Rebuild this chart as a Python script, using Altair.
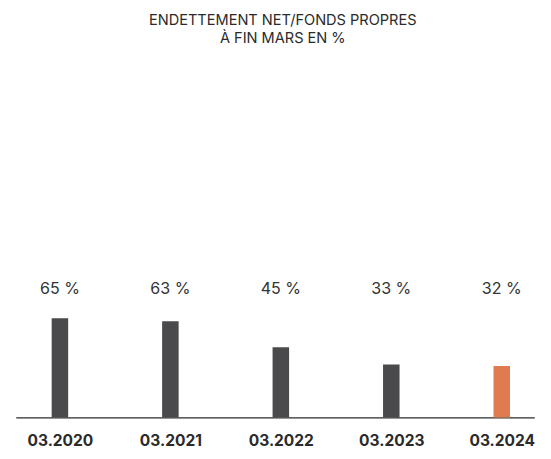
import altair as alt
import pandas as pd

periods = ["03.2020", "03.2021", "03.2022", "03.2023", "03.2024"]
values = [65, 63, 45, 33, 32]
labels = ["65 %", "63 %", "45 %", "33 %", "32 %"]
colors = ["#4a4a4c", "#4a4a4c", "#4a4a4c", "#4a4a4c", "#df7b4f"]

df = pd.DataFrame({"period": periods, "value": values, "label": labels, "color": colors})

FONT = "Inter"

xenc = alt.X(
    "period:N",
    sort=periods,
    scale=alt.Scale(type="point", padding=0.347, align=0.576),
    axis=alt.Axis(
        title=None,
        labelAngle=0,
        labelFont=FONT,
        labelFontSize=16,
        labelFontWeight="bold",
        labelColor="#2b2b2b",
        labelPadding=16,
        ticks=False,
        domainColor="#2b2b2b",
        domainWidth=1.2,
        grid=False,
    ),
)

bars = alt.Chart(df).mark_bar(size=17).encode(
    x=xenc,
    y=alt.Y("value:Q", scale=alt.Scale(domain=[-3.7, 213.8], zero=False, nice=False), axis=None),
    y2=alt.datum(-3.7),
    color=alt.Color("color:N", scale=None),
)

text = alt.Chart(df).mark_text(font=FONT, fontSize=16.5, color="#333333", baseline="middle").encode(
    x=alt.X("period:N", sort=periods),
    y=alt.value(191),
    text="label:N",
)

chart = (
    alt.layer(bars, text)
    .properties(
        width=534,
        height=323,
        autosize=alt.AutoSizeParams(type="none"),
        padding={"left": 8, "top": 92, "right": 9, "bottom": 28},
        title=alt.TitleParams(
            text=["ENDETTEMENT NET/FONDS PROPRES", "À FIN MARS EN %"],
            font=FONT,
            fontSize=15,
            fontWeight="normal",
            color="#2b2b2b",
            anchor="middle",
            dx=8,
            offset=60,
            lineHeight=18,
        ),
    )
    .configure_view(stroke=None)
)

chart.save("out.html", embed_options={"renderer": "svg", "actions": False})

######

[Task]
Transcribe the material exactly, keeping every word and none of the pictures.

[Task solution]
Rebuild this chart as a Python script, using Altair.
import altair as alt
import pandas as pd

periods = ["03.2020", "03.2021", "03.2022", "03.2023", "03.2024"]
values = [65, 63, 45, 33, 32]
labels = ["65 %", "63 %", "45 %", "33 %", "32 %"]
colors = ["#4a4a4c", "#4a4a4c", "#4a4a4c", "#4a4a4c", "#df7b4f"]

df = pd.DataFrame({"period": periods, "value": values, "label": labels, "color": colors})

FONT = "Inter"

xenc = alt.X(
    "period:N",
    sort=periods,
    scale=alt.Scale(type="point", padding=0.347, align=0.576),
    axis=alt.Axis(
        title=None,
        labelAngle=0,
        labelFont=FONT,
        labelFontSize=16,
        labelFontWeight="bold",
        labelColor="#2b2b2b",
        labelPadding=16,
        ticks=False,
        domainColor="#2b2b2b",
        domainWidth=1.2,
        grid=False,
    ),
)

bars = alt.Chart(df).mark_bar(size=17).encode(
    x=xenc,
    y=alt.Y("value:Q", scale=alt.Scale(domain=[-3.7, 213.8], zero=False, nice=False), axis=None),
    y2=alt.datum(-3.7),
    color=alt.Color("color:N", scale=None),
)

text = alt.Chart(df).mark_text(font=FONT, fontSize=16.5, color="#333333", baseline="middle").encode(
    x=alt.X("period:N", sort=periods),
    y=alt.value(191),
    text="label:N",
)

chart = (
    alt.layer(bars, text)
    .properties(
        width=534,
        height=323,
        autosize=alt.AutoSizeParams(type="none"),
        padding={"left": 8, "top": 92, "right": 9, "bottom": 28},
        title=alt.TitleParams(
            text=["ENDETTEMENT NET/FONDS PROPRES", "À FIN MARS EN %"],
            font=FONT,
            fontSize=15,
            fontWeight="normal",
            color="#2b2b2b",
            anchor="middle",
            dx=8,
            offset=60,
            lineHeight=18,
        ),
    )
    .configure_view(stroke=None)
)

chart.save("out.html", embed_options={"renderer": "svg", "actions": False})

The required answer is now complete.